Over her 63‐year career, Betsy marked numerous "firsts." In 1963, she became the first woman elected president of Chicago's Publicity Club and, in 1973, the first woman elected president of the Public Relations Society of America. She became the only person to serve as president of four Chicago communication organizations: Publicity Club, Welfare Public Relations Forum, Chicago Chapter of PRSA and Public Relations Forum.
Plank is the only person to receive PRSA's three highest honors: the Gold Anvil, outstanding U.S. professional; the Lund Award, exemplary civic and community service; and the Patrick Jackson Award, distinguished service to PRSA. Public Relations News named her its 1979 Professional of the Year and, in 1984, one of the World's 40 Outstanding Public Relations Leaders. The PRSA Educators Academy honored her with the first David W. Ferguson Award for contributions by a practitioner to PR education. In the 2000s, the Arthur W. Page Society recognized her with its Distinguished Service Award and its first Lifetime Achievement Award. She also was the first woman to receive the Institute for Public Relations' Alexander Hamilton Award.
An advocate for PR education, Plank co-chaired the 1987 Commission on Public Relations Education that developed guidelines for the undergraduate PR curriculum.

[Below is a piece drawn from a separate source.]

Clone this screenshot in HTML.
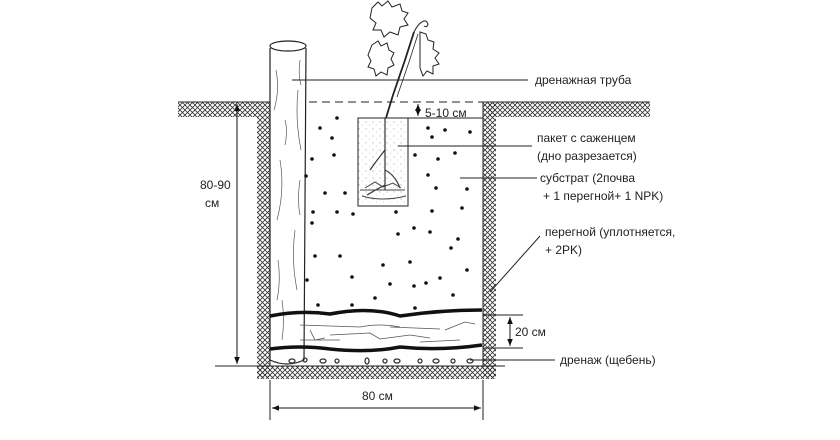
<!DOCTYPE html>
<html><head><meta charset="utf-8"><style>
html,body{margin:0;padding:0;background:#fff;}
svg{display:block;}
text{font-family:"Liberation Sans",sans-serif;font-size:12px;fill:#222;}
</style></head><body>
<svg width="840" height="440" viewBox="0 0 840 440" xmlns="http://www.w3.org/2000/svg">
<defs>
<pattern id="h" width="5" height="5" patternUnits="userSpaceOnUse">
<path d="M0,0 L5,5 M5,0 L0,5" stroke="#333" stroke-width="0.8"/>
</pattern>
<pattern id="s" width="7" height="7" patternUnits="userSpaceOnUse">
<circle cx="2" cy="3" r="0.5" fill="#777"/><circle cx="5.5" cy="6" r="0.4" fill="#999"/>
</pattern>
<marker id="a" viewBox="0 0 10 10" refX="10" refY="5" markerWidth="7" markerHeight="7" orient="auto-start-reverse"><path d="M0,1 L10,5 L0,9 z" fill="#111"/></marker>
</defs>
<rect x="178" y="102" width="80" height="15" fill="url(#h)"/>
<rect x="488" y="102" width="162" height="15" fill="url(#h)"/>
<rect x="257" y="102" width="13" height="276" fill="url(#h)"/>
<rect x="483" y="102" width="13" height="276" fill="url(#h)"/>
<rect x="257" y="366" width="239" height="13" fill="url(#h)"/>
<line x1="178" y1="102" x2="270" y2="102" stroke="#222"/>
<line x1="483" y1="102" x2="650" y2="102" stroke="#222"/>
<line x1="270" y1="102" x2="483" y2="102" stroke="#222" stroke-dasharray="8,5"/>
<line x1="270" y1="102" x2="270" y2="366" stroke="#222"/>
<line x1="483" y1="102" x2="483" y2="366" stroke="#222"/>
<line x1="215" y1="366" x2="505" y2="366" stroke="#222"/>
<!-- pipe -->
<path d="M270,48 L270,360 Q287,368 304,360 L306,48" fill="#fff" stroke="#222" stroke-width="1.2"/>
<ellipse cx="288" cy="46" rx="18" ry="5" fill="#fff" stroke="#222" stroke-width="1.2"/>
<path d="M276,70 q4,20 -2,40 M298,90 q-3,30 3,60 M280,160 q5,30 -3,60 M295,230 q-4,30 2,60 M278,260 q3,20 -1,40 M300,60 q-2,15 1,25 M285,120 q3,10 0,25 M300,180 q-3,20 0,35 M282,300 q3,20 0,40" stroke="#555" stroke-width="0.7" fill="none"/>
<!-- seedling -->
<path d="M414,32 L405,60 L393,95 L386,118" stroke="#222" stroke-width="1.8" fill="none"/>
<path d="M418,34 L409,62 L397,97" stroke="#222" stroke-width="0.8" fill="none"/>
<path d="M385,118 L385,190 M385,150 q-8,10 -15,20 M385,170 q10,5 15,18 M385,185 q-10,5 -18,10" stroke="#333" stroke-width="1.2" fill="none"/>
<g stroke="#222" fill="#fff" stroke-width="1">
<path d="M372,8 l6,-6 l4,4 l6,-5 l4,6 l8,-3 l2,7 l6,2 l-4,6 l4,6 l-8,2 l-2,8 l-8,-3 l-6,5 l-3,-7 l-8,0 l3,-7 l-6,-5z"/>
<path d="M372,45 l6,-4 l3,5 l6,-3 l2,7 l5,3 l-3,6 l3,6 l-6,3 l-1,7 l-6,-3 l-5,4 l-2,-7 l-6,-2 l3,-6 l-3,-6z"/>
<path d="M420,32 l6,2 l2,6 l6,2 l-1,7 l6,4 l-4,5 l4,6 l-6,2 l0,8 l-6,-3 l-4,5 l-3,-8 z"/>
<path d="M414,32 q4,-8 8,-10 q4,-3 6,2 q-1,4 -4,2"/>
</g>
<!-- bag -->
<rect x="358" y="118" width="50" height="88" fill="url(#s)" stroke="#222"/>
<line x1="408" y1="118" x2="483" y2="118" stroke="#222"/>
<path d="M360,190 l45,0 M362,196 q20,6 44,0 M365,188 l10,-6 l8,5 l10,-4 l8,5" stroke="#444" fill="none"/>
<line x1="418" y1="104" x2="418" y2="116" stroke="#111" marker-start="url(#a)" marker-end="url(#a)"/>
<text x="425" y="117">5-10 см</text>
<g fill="#111">
<circle cx="320" cy="128" r="1.8"/><circle cx="337" cy="118" r="1.8"/><circle cx="332" cy="138" r="1.8"/><circle cx="312" cy="159" r="1.8"/><circle cx="334" cy="155" r="1.8"/><circle cx="306" cy="176" r="1.8"/><circle cx="325" cy="193" r="1.8"/><circle cx="345" cy="193" r="1.8"/><circle cx="313" cy="212" r="1.8"/><circle cx="312" cy="223" r="1.8"/><circle cx="337" cy="212" r="1.8"/><circle cx="353" cy="214" r="1.8"/><circle cx="315" cy="256" r="1.8"/><circle cx="340" cy="256" r="1.8"/><circle cx="307" cy="280" r="1.8"/><circle cx="352" cy="277" r="1.8"/><circle cx="318" cy="305" r="1.8"/><circle cx="352" cy="305" r="1.8"/><circle cx="383" cy="265" r="1.8"/><circle cx="398" cy="234" r="1.8"/><circle cx="414" cy="228" r="1.8"/><circle cx="430" cy="232" r="1.8"/><circle cx="410" cy="262" r="1.8"/><circle cx="390" cy="284" r="1.8"/><circle cx="414" cy="286" r="1.8"/><circle cx="440" cy="278" r="1.8"/><circle cx="426" cy="283" r="1.8"/><circle cx="458" cy="239" r="1.8"/><circle cx="451" cy="248" r="1.8"/><circle cx="467" cy="270" r="1.8"/><circle cx="453" cy="295" r="1.8"/><circle cx="415" cy="308" r="1.8"/><circle cx="375" cy="298" r="1.8"/><circle cx="428" cy="128" r="1.8"/><circle cx="445" cy="130" r="1.8"/><circle cx="432" cy="137" r="1.8"/><circle cx="470" cy="132" r="1.8"/><circle cx="415" cy="155" r="1.8"/><circle cx="438" cy="159" r="1.8"/><circle cx="455" cy="153" r="1.8"/><circle cx="428" cy="175" r="1.8"/><circle cx="436" cy="188" r="1.8"/><circle cx="467" cy="189" r="1.8"/><circle cx="432" cy="211" r="1.8"/><circle cx="462" cy="208" r="1.8"/><circle cx="396" cy="212" r="1.8"/>
</g>
<path d="M270,316 q30,-6 60,-2 q40,-8 70,2 q40,-6 82,-6" stroke="#111" stroke-width="3.5" fill="none"/>
<path d="M270,349 q30,-4 60,0 q40,4 70,-2 q40,4 82,-2" stroke="#111" stroke-width="3.5" fill="none"/>
<path d="M300,325 l60,2 q20,-4 40,0 M330,335 l40,-2 l10,6 l30,-4 l20,3 M390,327 l50,2 M300,340 l40,0 M420,342 l40,-2 M310,330 l5,10 l10,-2 M445,330 l20,-8 l10,2" stroke="#555" stroke-width="0.8" fill="none"/>
<g fill="none" stroke="#333" stroke-width="1.3">
<ellipse cx="292" cy="361" rx="3" ry="2"/><ellipse cx="305" cy="360" rx="2" ry="2"/><ellipse cx="323" cy="361" rx="3" ry="2"/><ellipse cx="337" cy="361" rx="2" ry="2"/><ellipse cx="367" cy="361" rx="2" ry="3"/><ellipse cx="385" cy="361" rx="2" ry="2"/><ellipse cx="397" cy="361" rx="3" ry="2"/><ellipse cx="420" cy="361" rx="2" ry="2"/><ellipse cx="436" cy="361" rx="3" ry="2"/><ellipse cx="453" cy="361" rx="2" ry="2"/><ellipse cx="470" cy="361" rx="3" ry="2"/>
</g>
<line x1="237" y1="104" x2="237" y2="364" stroke="#111" marker-start="url(#a)" marker-end="url(#a)"/>
<text x="200" y="189">80-90</text><text x="205" y="207">см</text>
<line x1="270" y1="380" x2="270" y2="420" stroke="#222"/>
<line x1="483" y1="380" x2="483" y2="420" stroke="#222"/>
<line x1="272" y1="408" x2="481" y2="408" stroke="#111" marker-start="url(#a)" marker-end="url(#a)"/>
<text x="362" y="400">80 см</text>
<line x1="483" y1="315" x2="523" y2="315" stroke="#222"/>
<line x1="483" y1="348" x2="523" y2="348" stroke="#222"/>
<line x1="510" y1="317" x2="510" y2="346" stroke="#111" marker-start="url(#a)" marker-end="url(#a)"/>
<text x="515" y="336">20 см</text>
<line x1="292" y1="80" x2="528" y2="80" stroke="#222"/>
<text x="535" y="84">дренажная труба</text>
<line x1="398" y1="146" x2="532" y2="146" stroke="#222"/>
<text x="537" y="142">пакет с саженцем</text>
<text x="537" y="160">(дно разрезается)</text>
<line x1="460" y1="178" x2="537" y2="178" stroke="#222"/>
<text x="540" y="182">субстрат (2почва</text>
<text x="543" y="200">+ 1 перегной+ 1 NPK)</text>
<line x1="540" y1="236" x2="490" y2="292" stroke="#222"/>
<text x="545" y="236">перегной (уплотняется,</text>
<text x="545" y="254">+ 2PK)</text>
<line x1="470" y1="360" x2="555" y2="360" stroke="#222"/>
<text x="560" y="364">дренаж (щебень)</text>
</svg>
</body></html>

She later helped found PRSA's Certification in Education for Public Relations, a voluntary review program for PR programs worldwide.
Plank's career spanned both agency and corporate practice. She was executive VP and treasurer of the Daniel J. Edelman agency before joining Illinois Bell. There, she became the first woman to head a department, directing urban, community and educational affairs, issues management, and economic development. She retired in 1990 but remained professionally engaged.
Active on the community scene, Plank chaired or served on the boards of several organizations including the United Way and the Girl Scouts, locally and nationally. A co-founder of The Chicago Network, an organization of leading career women, she received its First Decade Award in 1989.
Plank was elected to the University of Alabama's College of Communication and Information Sciences Hall of Fame in 2000. Later, UA established the Plank Center for Leadership in Public Relations to develop and recognize outstanding diverse PR leaders, role models and mentors.
Betsy Plank was a graduate of the University of Alabama. She passed away in 2010.